The Business Perspective

What a week it's been. People in day-job land have been checking on me and fretting about me, ever since the surprise news on Monday that I'm being replaced as Quality Manager and moved to the position of Senior Quality Engineer. Taking over the manager job will be the quality engineer from the Mexicali plant who's been coming up here periodically to help us out. I've actually been trying to get him relocated here permanently for the past year. As you might imagine, though, the way he's being moved here isn't what I expected.

I was surprised, but I'm not really all that upset. Back in 2009, I got half my department taken away was saddled with writing instruction manuals after they laid off the technical writer - that upset me a lot more. This time, I'm taking it a lot better than some of the other people I've heard from. As I said, I've been wanting this guy to move here, so I think it's a good thing for the company to do it. Many of my responsibilities aren't changing (and neither is my paycheck, so that's a good thing), and I'll get some new stuff to work on. And you may or may not be surprised to hear that I'm actually relieved, because now I won't have to do that "being a manager" stuff anymore.



Back at my last company, in oven-world, I was picked out, placed on the ladder of success, and told to start climbing. That ladder was definitely leaning against the wrong wall. Here in this job, there hasn't really been any pressure to climb, or at least there hadn't been until recently. But in recent months, there had also been talk about "lateral job development," where you take on new challenges and expand your role without necessarily moving up the managerial ranks. I'd said that sounded more like something I was interested in. I guess they listened.

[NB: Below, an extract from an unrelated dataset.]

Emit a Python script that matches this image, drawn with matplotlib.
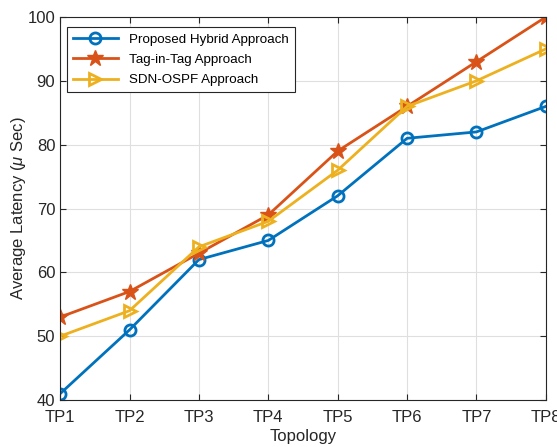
import numpy as np
import matplotlib
matplotlib.use("Agg")
from matplotlib import pyplot as plt

topologies = ["TP1", "TP2", "TP3", "TP4", "TP5", "TP6", "TP7", "TP8"]
hybrid = [41, 51, 62, 65, 72, 81, 82, 86]
tag_in_tag = [53, 57, 63, 69, 79, 86, 93, 100]
sdn_ospf = [50, 54, 64, 68, 76, 86, 90, 95]

plt.rcParams["font.family"] = ["Liberation Sans", "DejaVu Sans"]
plt.rcParams["mathtext.fontset"] = "custom"
plt.rcParams["mathtext.it"] = "Liberation Sans:italic"


def main():
    fig = plt.figure(figsize=(5.57, 4.47), dpi=100)
    ax = fig.add_axes([0.108, 0.105, 0.872, 0.857])
    x = np.arange(len(topologies))

    ax.plot(x, hybrid, color="#0072BD", lw=2, marker="o", ms=8,
            mfc="none", mew=2, label="Proposed Hybrid Approach")
    ax.plot(x, tag_in_tag, color="#D95319", lw=2, marker="*", ms=12,
            mfc="#D95319", mew=1, label="Tag-in-Tag Approach")
    ax.plot(x, sdn_ospf, color="#EDB120", lw=2, marker=">", ms=8,
            mfc="none", mew=2, label="SDN-OSPF Approach")

    ax.set_xlim(0, len(topologies) - 1)
    ax.set_ylim(40, 100)
    ax.set_xticks(x)
    ax.set_xticklabels(topologies)
    ax.set_yticks(np.arange(40, 101, 10))
    ax.tick_params(direction="in", labelsize=12, colors="#262626", length=4,
                   top=True, right=True)
    ax.tick_params(axis="x", pad=7)
    ax.grid(True, color="#dfdfdf", lw=0.8)
    ax.set_axisbelow(True)
    for s in ax.spines.values():
        s.set_color("#262626")
        s.set_linewidth(0.8)
    ax.set_xlabel("Topology", fontsize=12, color="#262626", labelpad=3)
    ax.set_ylabel(r"Average Latency ($\mu$ Sec)", fontsize=12, color="#262626",
                  labelpad=0)

    leg = ax.legend(loc="upper left", bbox_to_anchor=(0.0, 0.99), fontsize=9.6,
                    fancybox=False, framealpha=1, edgecolor="#262626",
                    handlelength=3.4, labelspacing=0.6, borderpad=0.45,
                    borderaxespad=0.5)
    leg.get_frame().set_linewidth(0.8)

    fig.savefig("out.png", dpi=100)
    plt.close(fig)


if __name__ == "__main__":
    main()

Business management is completely bewildering to me. What gets me most is how much of it is just... vapor. You sit in these strategy meetings and talk about how you're going to leverage this and optimize that and collaborate on the other, and you come up with this twelve point plan for the coming year - and then you walk out of the room and act like none of it happened. Of those twelve points you mapped out, you'll really be expected to accomplish one - and nobody tells you which one. I'd much rather commit to something and then do it.

And then there's one other point:



These two tags hang on my cubicle wall, and this week I've been pointing to the one on the lower left. The one that says, "Robert Black, Author." That's the only title that's actually worth anything to me. That's the one that matters. And if working in this job enables me to keep that effort going, then the job can call me anything it wants.

Well, as long as it's not something obscene, anyway. That would make for a pretty embarrassing business card, don't you think?